Ripples in space-time from collision recorded by gravitational wave detector forces a rethink of how the objects form

Ripples in space-time from collision recorded by gravitational wave detector forces a rethink of how the objects form

Scientists have detected ripples in space-time from the violent collision of two massive black holes that spiralled into one another far beyond the distant edge of the Milky Way.

The black holes, each more than 100 times the mass of the sun, began circling each other long ago and finally slammed together to form an even more massive black hole about 10bn light years from Earth.

The event is the most massive black hole merger ever recorded by gravitational wave detectors and has forced physicists to rethink their models of how the enormous objects form. The signal was recorded when it hit detectors on Earth sensitive enough to detect shudders in space-time thousands of times smaller than the width of a proton.
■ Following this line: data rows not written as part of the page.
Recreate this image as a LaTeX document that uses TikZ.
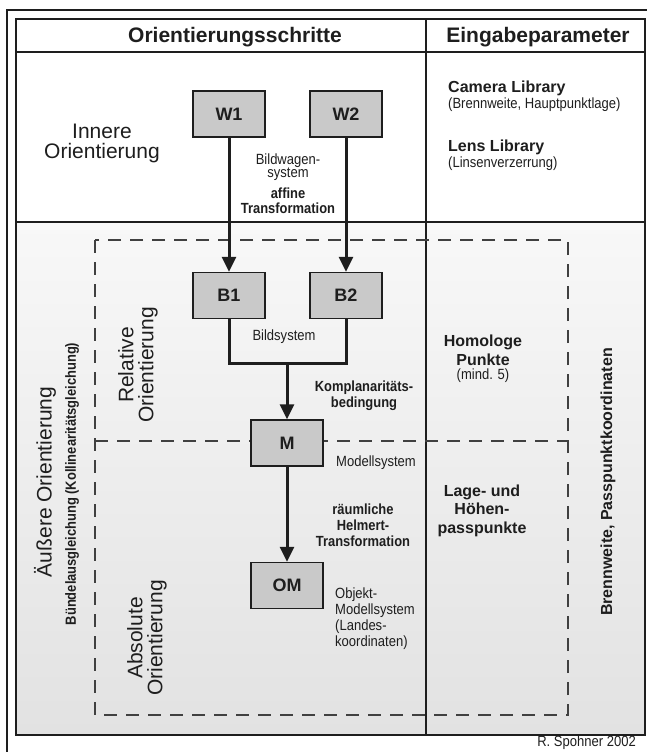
\documentclass[tikz,border=0pt]{standalone}
\usepackage{fontspec}
\setmainfont{Liberation Sans}
\newfontfamily\narrowsans[FakeStretch=0.88]{Liberation Sans}
\usetikzlibrary{arrows.meta}

\definecolor{ink}{HTML}{1E1E1E}
\definecolor{boxgray}{HTML}{C9C9C9}
\definecolor{shadetop}{HTML}{F8F8F8}
\definecolor{shadebot}{HTML}{E2E2E2}

\tikzset{
  stepbox/.style={draw=ink, line width=1.4pt, fill=boxgray,
    minimum width=72pt, minimum height=46pt, inner sep=0pt,
    font=\bfseries\fontsize{18}{20}\selectfont, text=ink},
  flow/.style={draw=ink, line width=3pt, -{Triangle[width=14pt,length=15pt]}},
  link/.style={draw=ink, line width=3pt, line join=miter},
  dashbox/.style={draw=ink!85, line width=1.3pt, dash pattern=on 13pt off 9pt},
  hdr/.style={font=\bfseries\fontsize{21}{25}\selectfont, text=ink, inner sep=0pt},
  big/.style={font=\fontsize{21}{20}\selectfont, align=center, text=ink, inner sep=0pt},
  small/.style={font=\narrowsans\fontsize{14.8}{16}\selectfont, text=ink, inner sep=0pt},
  smallbold/.style={font=\narrowsans\bfseries\fontsize{14.7}{16}\selectfont, text=ink,
    align=center, inner sep=0pt},
  param/.style={font=\bfseries\fontsize{16}{19}\selectfont, text=ink, align=center, inner sep=0pt}
}

\begin{document}
\begin{tikzpicture}[x=1pt, y=-1pt]
  \useasboundingbox (0,0) rectangle (647,752);

  % backgrounds
  \fill[white] (0,0) rectangle (647,752);
  \shade[top color=shadetop, bottom color=shadebot] (16,222) rectangle (645,735);

  % outer and inner frame
  \draw[ink, line width=1.6pt] (7,752) -- (7,10) -- (647,10);
  \draw[ink, line width=2pt] (16,19) rectangle (645,735);
  \draw[ink, line width=1.4pt] (16,52) -- (645,52);
  \draw[ink, line width=1.2pt] (16,222) -- (645,222);
  \draw[ink, line width=1.4pt] (426,19) -- (426,735);

  % dashed region of the exterior orientation
  \draw[dashbox] (95,240) rectangle (568,715);
  \draw[dashbox] (95,441) -- (568,441);

  % column headers
  \node[hdr] (hsteps) at (235,37) {Orientierungsschritte};
  \node[hdr] (hparam) at (538,37) {Eingabeparameter};

  % orientation steps
  \node[stepbox] (w1) at (229,114) {W1};
  \node[stepbox] (w2) at (346,114) {W2};
  \node[stepbox] (b1) at (229,295.5) {B1};
  \node[stepbox] (b2) at (346,295.5) {B2};
  \node[stepbox] (m)  at (287,443) {M};
  \node[stepbox] (om) at (287,585.5) {OM};
  \coordinate (join) at (287,363);

  \draw[flow] (w1) -- (b1);
  \draw[flow] (w2) -- (b2);
  \draw[link] (b1.south) |- (join) -| (b2.south);
  \draw[flow] (join) -- (m);
  \draw[flow] (m) -- (om);

  % labels along the flow
  \node[small, align=center, font=\narrowsans\fontsize{14.8}{12.5}\selectfont] (lwagen) at (288,167) {Bildwagen-\\system};
  \node[smallbold, font=\narrowsans\bfseries\fontsize{14.7}{15}\selectfont] (laffin) at (288,201) {affine\\Transformation};
  \node[small] (lbild) at (284,337) {Bildsystem};
  \node[smallbold] (lkompl) at (364,396) {Komplanaritäts-\\bedingung};
  \node[small, anchor=west] (lmodell) at (336,463) {Modellsystem};
  \node[smallbold] (lhelmert) at (363,525) {räumliche\\Helmert-\\Transformation};
  \node[small, anchor=west, align=left] (lobjekt) at (335,619) {Objekt-\\Modellsystem\\(Landes-\\koordinaten)};

  % names of the orientation stages
  \node[big] (tinnere) at (102,143) {Innere\\Orientierung};
  \node[big, rotate=90] (taeussere) at (45,482) {Äußere Orientierung};
  \node[smallbold, rotate=90] (tbuendel) at (72,484) {Bündelausgleichung (Kollinearitätsgleichung)};
  \node[big, rotate=90] (trelativ) at (138,365) {Relative\\Orientierung};
  \node[big, rotate=90] (tabsolut) at (147,638) {Absolute\\Orientierung};

  % input parameters
  \node[param, anchor=west] (pcam) at (448,88) {Camera Library};
  \node[small, anchor=west] (pcamd) at (448,105) {(Brennweite, Hauptpunktlage)};
  \node[param, anchor=west] (plens) at (448,147) {Lens Library};
  \node[small, anchor=west] (plensd) at (448,164) {(Linsenverzerrung)};
  \node[param] (phomol) at (483,350.5) {Homologe\\Punkte};
  \node[small] (pmind) at (483,376) {(mind. 5)};
  \node[param, font=\bfseries\fontsize{16}{18.5}\selectfont] (plage) at (482,510.5) {Lage- und\\Höhen-\\passpunkte};
  \node[param, rotate=90] (pbrenn) at (608,482) {Brennweite, Passpunktkoordinaten};

  % author line
  \node[small, anchor=east] (author) at (636,743) {R. Spohner 2002};
\end{tikzpicture}
\end{document}
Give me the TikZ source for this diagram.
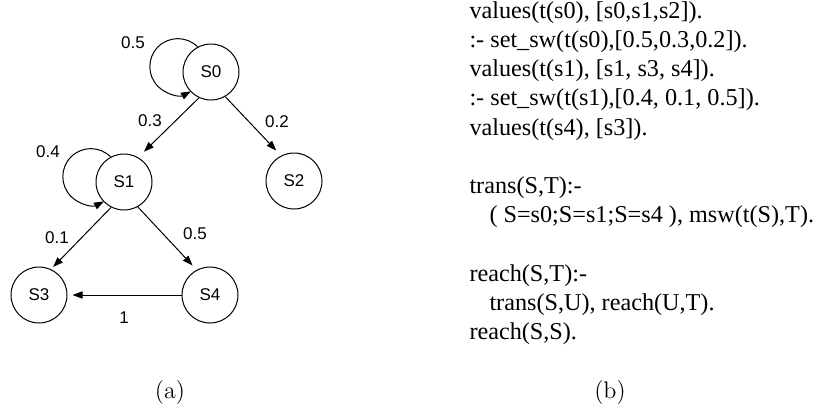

  • lurker2718@lemmings.worldEnglish
    0·
    10 hours ago

    Ligo provides great science summaries for most publications, here is the one for this.

    By comparing the data to these models, we found that these black holes weighed approximately 137 and 103 times the mass of the Sun, respectively. Taking all uncertainties into account, their total mass was likely between 190 and 265 solar masses, dethroning GW190521 as the most massive black hole binary observed so far.
    […]
    The merger produced a black hole with a mass likely between 182 and 251 solar masses.

    So it seems 137 and 103 solar masses are the best estimates for each single black hole before merger. Due to uncertainty however, their total mass is in the range of 190-265 solar masses, of which 182-251 remain after merger. The rest of mass is emitted as gravitational waves.